Emit a verbatim copy of the lines below from the line with "Convert this chart to Plotly code." through the line with "import plotly.graph_objects as go", excluding pictures and everything outside that range.

╔══

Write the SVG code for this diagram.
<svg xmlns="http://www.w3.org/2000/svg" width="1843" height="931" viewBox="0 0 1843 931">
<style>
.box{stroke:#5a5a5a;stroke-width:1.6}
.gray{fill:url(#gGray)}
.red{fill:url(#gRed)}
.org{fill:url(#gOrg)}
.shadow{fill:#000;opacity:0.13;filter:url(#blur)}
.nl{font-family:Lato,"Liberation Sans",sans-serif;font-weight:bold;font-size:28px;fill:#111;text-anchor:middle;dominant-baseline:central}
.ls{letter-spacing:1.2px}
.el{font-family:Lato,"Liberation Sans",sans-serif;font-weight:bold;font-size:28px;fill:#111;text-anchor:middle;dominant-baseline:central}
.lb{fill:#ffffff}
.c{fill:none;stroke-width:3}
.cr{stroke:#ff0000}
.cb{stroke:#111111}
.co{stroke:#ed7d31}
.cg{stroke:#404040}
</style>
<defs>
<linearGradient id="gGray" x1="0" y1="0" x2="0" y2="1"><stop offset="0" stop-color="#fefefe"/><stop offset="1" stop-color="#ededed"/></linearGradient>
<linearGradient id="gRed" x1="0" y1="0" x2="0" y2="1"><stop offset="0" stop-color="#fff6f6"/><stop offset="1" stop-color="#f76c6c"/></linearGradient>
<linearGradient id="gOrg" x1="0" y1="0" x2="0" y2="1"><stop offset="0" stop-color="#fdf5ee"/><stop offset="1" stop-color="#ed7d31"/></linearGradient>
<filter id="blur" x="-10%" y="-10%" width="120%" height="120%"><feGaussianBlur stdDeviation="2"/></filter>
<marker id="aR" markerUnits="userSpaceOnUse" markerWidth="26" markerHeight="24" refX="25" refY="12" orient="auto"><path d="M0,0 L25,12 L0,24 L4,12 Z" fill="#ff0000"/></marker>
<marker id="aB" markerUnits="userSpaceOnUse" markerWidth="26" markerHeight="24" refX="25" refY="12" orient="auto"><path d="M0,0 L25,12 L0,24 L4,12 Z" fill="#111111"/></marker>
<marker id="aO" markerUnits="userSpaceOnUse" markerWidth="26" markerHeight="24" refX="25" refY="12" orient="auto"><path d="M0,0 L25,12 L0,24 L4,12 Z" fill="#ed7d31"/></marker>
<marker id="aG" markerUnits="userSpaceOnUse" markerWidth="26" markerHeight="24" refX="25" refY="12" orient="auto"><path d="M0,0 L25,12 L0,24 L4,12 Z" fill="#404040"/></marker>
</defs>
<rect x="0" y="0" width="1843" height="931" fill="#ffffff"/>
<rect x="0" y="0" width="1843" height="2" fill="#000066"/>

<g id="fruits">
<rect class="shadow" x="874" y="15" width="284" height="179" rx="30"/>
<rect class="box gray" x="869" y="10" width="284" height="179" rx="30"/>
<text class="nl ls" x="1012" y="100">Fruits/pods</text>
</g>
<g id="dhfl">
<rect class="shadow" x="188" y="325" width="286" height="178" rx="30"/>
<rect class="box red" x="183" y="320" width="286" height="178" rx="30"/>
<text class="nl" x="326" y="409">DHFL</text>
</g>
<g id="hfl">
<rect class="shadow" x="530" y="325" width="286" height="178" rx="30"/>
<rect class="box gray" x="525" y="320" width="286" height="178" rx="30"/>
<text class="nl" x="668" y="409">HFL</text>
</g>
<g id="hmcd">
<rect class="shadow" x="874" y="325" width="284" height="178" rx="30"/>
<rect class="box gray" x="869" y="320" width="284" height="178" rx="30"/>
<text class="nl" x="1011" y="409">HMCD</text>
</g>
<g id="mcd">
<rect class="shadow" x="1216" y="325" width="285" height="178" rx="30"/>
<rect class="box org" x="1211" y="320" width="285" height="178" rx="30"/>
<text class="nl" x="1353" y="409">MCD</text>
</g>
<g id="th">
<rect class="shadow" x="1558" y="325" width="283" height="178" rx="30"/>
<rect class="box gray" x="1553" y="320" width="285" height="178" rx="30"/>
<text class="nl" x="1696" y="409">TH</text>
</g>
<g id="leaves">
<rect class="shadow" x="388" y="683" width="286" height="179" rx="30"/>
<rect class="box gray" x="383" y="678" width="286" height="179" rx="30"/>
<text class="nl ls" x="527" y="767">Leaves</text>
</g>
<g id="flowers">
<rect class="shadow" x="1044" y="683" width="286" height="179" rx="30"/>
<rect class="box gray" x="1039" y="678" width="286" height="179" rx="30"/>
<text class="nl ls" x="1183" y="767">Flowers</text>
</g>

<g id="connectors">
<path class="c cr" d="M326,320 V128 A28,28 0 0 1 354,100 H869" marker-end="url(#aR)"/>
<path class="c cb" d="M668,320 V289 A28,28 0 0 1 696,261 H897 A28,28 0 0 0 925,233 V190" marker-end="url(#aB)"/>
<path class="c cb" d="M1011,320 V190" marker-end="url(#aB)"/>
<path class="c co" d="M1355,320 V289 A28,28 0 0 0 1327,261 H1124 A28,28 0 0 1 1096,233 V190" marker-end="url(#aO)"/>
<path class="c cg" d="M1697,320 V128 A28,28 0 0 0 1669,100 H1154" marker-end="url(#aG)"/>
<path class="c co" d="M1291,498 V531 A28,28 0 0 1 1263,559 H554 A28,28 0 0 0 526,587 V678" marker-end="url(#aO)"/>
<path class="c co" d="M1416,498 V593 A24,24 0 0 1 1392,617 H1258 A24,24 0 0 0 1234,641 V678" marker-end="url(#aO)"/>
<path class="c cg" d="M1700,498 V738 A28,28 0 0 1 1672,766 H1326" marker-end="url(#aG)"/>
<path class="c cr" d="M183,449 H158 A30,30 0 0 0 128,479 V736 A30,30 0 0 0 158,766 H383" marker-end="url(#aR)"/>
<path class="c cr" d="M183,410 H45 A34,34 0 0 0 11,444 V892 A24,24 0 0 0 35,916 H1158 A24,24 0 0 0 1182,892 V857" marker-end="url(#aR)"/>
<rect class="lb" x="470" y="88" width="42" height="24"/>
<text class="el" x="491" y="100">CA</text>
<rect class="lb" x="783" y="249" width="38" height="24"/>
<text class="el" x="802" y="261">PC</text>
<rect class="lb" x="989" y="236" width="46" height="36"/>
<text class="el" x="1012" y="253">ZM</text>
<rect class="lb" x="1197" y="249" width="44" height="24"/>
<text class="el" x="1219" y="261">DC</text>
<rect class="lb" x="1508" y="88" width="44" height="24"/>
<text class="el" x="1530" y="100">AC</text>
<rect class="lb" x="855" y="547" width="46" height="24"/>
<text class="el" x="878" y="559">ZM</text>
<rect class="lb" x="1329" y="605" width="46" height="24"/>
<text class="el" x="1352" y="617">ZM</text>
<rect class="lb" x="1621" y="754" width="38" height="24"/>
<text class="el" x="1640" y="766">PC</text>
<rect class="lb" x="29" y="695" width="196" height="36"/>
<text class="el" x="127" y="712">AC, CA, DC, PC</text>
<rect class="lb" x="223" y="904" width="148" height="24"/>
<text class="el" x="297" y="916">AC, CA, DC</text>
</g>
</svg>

╚══
╔══

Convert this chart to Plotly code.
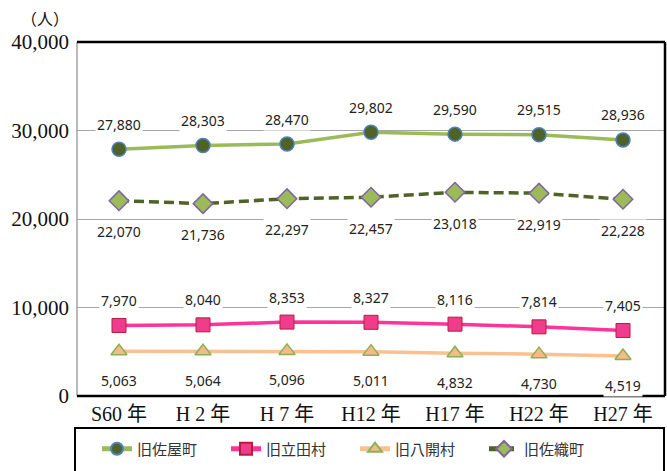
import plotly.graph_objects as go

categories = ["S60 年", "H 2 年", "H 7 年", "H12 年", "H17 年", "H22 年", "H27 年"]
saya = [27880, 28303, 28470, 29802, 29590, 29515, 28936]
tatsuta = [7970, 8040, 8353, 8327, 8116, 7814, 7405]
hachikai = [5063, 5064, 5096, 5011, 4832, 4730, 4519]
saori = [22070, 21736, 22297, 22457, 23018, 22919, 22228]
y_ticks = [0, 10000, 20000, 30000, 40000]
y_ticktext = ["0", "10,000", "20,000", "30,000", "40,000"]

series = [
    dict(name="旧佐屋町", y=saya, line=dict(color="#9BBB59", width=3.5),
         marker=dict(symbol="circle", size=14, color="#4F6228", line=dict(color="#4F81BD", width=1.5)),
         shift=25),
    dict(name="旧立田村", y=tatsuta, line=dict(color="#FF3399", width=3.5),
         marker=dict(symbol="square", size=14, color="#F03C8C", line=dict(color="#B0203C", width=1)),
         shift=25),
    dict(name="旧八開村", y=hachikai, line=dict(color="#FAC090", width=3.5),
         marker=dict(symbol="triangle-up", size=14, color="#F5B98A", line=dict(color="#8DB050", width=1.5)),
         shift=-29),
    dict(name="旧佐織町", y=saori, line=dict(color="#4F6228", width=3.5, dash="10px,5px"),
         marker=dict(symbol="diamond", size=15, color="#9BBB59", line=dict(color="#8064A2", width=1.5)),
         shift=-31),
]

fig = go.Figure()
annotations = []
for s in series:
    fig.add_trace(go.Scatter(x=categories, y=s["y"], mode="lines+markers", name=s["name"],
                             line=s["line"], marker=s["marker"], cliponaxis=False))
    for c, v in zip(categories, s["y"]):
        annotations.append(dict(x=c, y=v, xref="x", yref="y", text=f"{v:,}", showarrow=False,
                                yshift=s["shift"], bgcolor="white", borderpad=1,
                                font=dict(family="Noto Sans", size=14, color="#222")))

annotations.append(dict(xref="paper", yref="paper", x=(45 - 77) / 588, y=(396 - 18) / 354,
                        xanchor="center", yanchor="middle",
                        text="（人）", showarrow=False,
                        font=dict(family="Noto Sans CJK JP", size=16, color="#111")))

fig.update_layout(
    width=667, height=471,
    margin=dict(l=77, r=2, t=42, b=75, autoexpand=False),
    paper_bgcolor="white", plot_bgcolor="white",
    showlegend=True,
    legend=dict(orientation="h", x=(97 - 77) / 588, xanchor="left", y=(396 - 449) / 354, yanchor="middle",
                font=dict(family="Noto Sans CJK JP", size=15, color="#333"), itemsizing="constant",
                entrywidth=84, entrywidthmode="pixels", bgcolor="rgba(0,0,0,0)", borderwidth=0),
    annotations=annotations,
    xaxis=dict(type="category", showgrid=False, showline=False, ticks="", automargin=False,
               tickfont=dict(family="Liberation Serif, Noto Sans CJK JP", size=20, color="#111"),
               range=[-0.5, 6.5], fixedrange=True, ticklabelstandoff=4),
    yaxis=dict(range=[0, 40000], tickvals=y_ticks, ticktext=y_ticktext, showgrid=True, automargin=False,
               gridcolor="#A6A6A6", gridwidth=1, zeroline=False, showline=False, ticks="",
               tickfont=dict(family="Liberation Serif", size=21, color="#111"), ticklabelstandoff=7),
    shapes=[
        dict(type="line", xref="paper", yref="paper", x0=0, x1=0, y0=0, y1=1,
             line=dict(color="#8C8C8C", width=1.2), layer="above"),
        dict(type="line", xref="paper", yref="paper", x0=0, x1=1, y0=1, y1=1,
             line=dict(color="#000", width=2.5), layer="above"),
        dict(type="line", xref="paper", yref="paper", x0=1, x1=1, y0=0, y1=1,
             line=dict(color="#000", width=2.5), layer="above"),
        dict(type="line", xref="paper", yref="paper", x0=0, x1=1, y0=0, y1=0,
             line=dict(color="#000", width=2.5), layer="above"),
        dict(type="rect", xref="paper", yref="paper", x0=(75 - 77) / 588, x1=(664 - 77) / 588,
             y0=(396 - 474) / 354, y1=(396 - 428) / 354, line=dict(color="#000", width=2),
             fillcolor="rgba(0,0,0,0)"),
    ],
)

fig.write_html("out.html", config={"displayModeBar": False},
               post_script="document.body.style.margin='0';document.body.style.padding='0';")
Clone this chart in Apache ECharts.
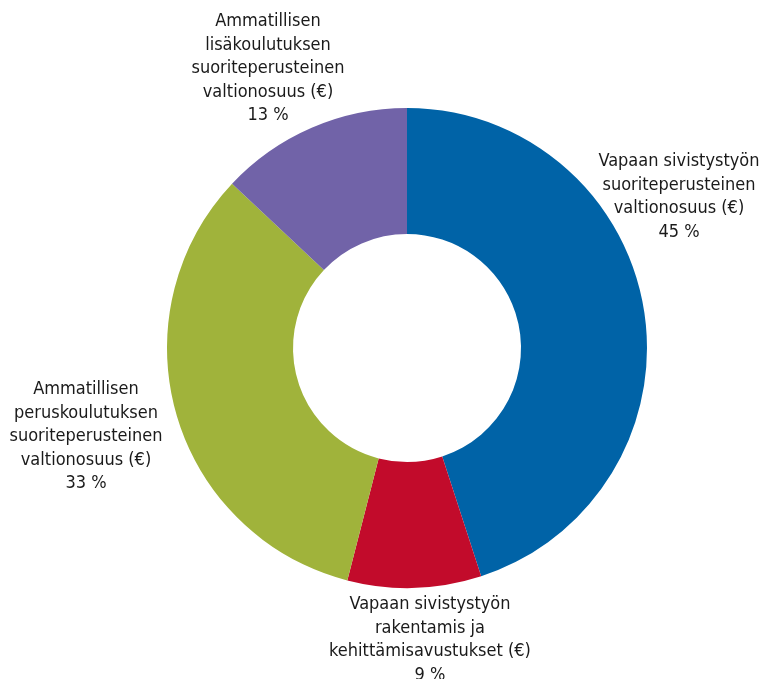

╚══

SOLUTION TO THE EXERCISE
Convert this chart to Plotly code.
import plotly.graph_objects as go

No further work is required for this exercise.